Richard Viguerie made a big mistake by placing my name on the right-wing mailing list. His national direct-mail operation has undoubtedly filled the hearts of millions of conservatives with renascent hope, while filling their mailboxes with gun-lobby tracts and Laffer curves. But punching me into his Model 370 was largely a wasted effort, although Viguerie is not solely to blame. Mostly, in fact, it was my mother-in-law's fault. She wants another grandchild. It's a long story, but I'll try to keep it short.

In the beginning, my wife's mother was content with dropping broad, supposedly humorous hints. Having Sears deliver that baby crib for our last anniversary and then turning our names over to some really aggressive diaperservice people is an extreme example, I'll admit; but it is one that springs immediately to mind.

After years of our steadfastly refusing to get her drift, however, she decided we might be persuaded by something we read in a magazine or a newspaper. Nor was this particularly unusual for her. People react to being ignored in various ways: My mother-in-law reaches for subscription blanks.

She bought us a three-year subscription to the Wanderer, a Catholic weekly that, belying its somewhat blithesome name, holds to a fiercely narrow path of orthodoxy -- particularly in the areas of marriage and family planning.

At first, we hardly noticed the pattern. The Wanderer began arriving, and then... slowly at first... the other mail: National Review introductory offers, appeals on behalf of Rhodesian free trade, pamphlets against the Equal Rights Amendment. In a matter of weeks, this third-class trickle became a junk-mail torrent -- Liberty Lobby handouts, ex-FBI Agents' Legal Defense Fund pledge cards, U.N. withdrawal petitions. Hardly a week went by that we didn't hear from William Buckley Jr. As for our mail during the Panama Canal debate, I don't even want to talk about it.

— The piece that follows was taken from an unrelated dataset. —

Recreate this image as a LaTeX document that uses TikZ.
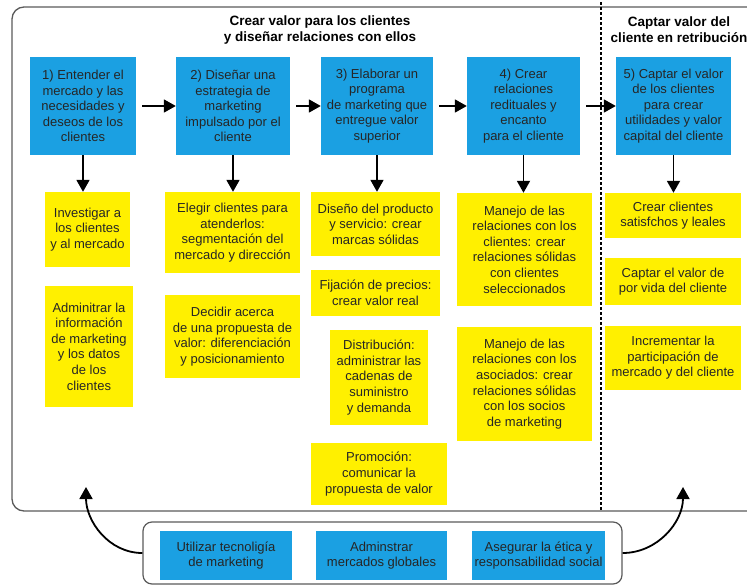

Surprisingly, the arrival of all these letters didn't bother me, at least not in the beginning. For years, after all, I had been receiving requests from various liberal causes, a circumstance I quietly connected to a modest contribution I'd once made to the Congress for Racial Equality. So, initially, all of this new, conservative mail even provided a welcome type of balance. On certain days, in fact, it almost seemed as if some mysterious equal-time mechanism might be at work inside my mailbox. I'd get something from the Americans for Democratic Action and, in the same delivery, something from the American Conservative Union. Promotional literature for the book "Horrors of a Homosexual America" might arrive just a few days ahead of an appeal from the Gay Activist Alliance. Even our electric bill -- the one with that tiny, self-serving newsletter from the power company -- would reach us the same week as a Sierra Club broadside on nuclear power plants.

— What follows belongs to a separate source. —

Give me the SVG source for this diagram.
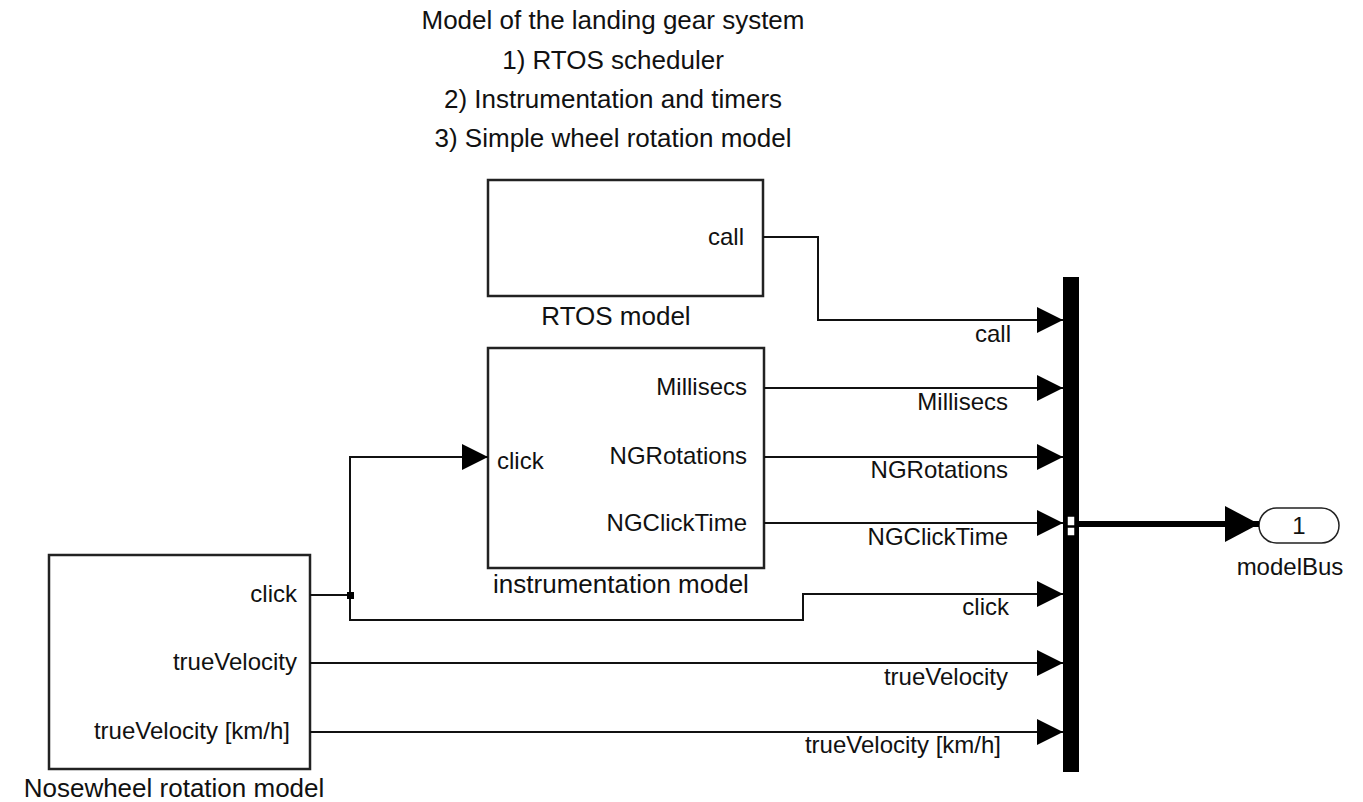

Not that I actually read any of those letters. I opened them mostly to dispel an uncommonly clear vision I would otherwise have -- that of our garbage man pounding on the back door one morning, citrus pulp, coffee grounds and an aluminum poptop clinging to the unopened envelopes in his hand.

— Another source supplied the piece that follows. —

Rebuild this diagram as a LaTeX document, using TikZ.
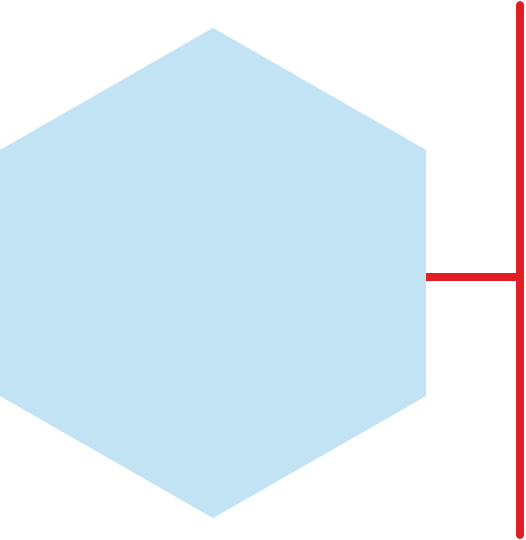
\documentclass[tikz,border=0pt]{standalone}
\usepackage{tikz}

\definecolor{hexblue}{RGB}{193,227,244}
\definecolor{barred}{RGB}{226,30,36}

\begin{document}
\begin{tikzpicture}[x=1pt,y=-1pt,hex/.style={fill=hexblue,draw=none},
  stem/.style={draw=barred,line width=8pt},
  bar/.style={draw=barred,line width=8pt,line cap=round}]
  \useasboundingbox (0,0) rectangle (525,540);
  \coordinate (top) at (213,28);
  \coordinate (upright) at (426,150);
  \coordinate (lowright) at (426,396);
  \coordinate (bottom) at (213,518);
  \coordinate (lowleft) at (0,396);
  \coordinate (upleft) at (0,150);
  \fill[hex] (top) -- (upright) -- (lowright) -- (bottom) -- (lowleft)
    -- (upleft) -- cycle;

  \coordinate (hexout) at (426,277);
  \coordinate (bartop) at (520,5);
  \coordinate (barmid) at (520,277);
  \coordinate (barbot) at (520,535);
  \draw[stem] (hexout) -- (barmid);
  \draw[bar] (bartop) -- (barbot);
\end{tikzpicture}
\end{document}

But if I never really studied any of this material closely, I at least came to pride myself on the wide spectrum of political mail I casually junked. And that's part of the problem. Ever since Proposition 13 and the Bakke decision, I no longer know what I'm throwing out. With the New Synthesis in full bloom, most of my unsolicited mail is of the lowered expectations/lower taxes genre, and it is impossible to distinguish a neo-conservative new politics independent from an ordinary former liberal. Gone forever, I'm afraid, are those halcyon early days when CORE was unashamedly turning over my mailing address to the editors of The New Republic.

Well, none of this will matter in a few days. I certainly hadn't planned for it to end this way, but the important point is this: Soon it will all be over. All the mass-mailing wizards will no longer have my envelopes to lick around anymore. So, farewell to the lot of them, my importuning pen pals, those fiscal conservative crypto-liberal synthetics, those Bakkes, bimetalists, bikers, busers and Buckleys. Let me tell them here, so they won't have to pick it up from a stranger from the postal service. We're moving. As in No Forwarding Address. We have to; we need a bigger place.

What with the new baby coming and all.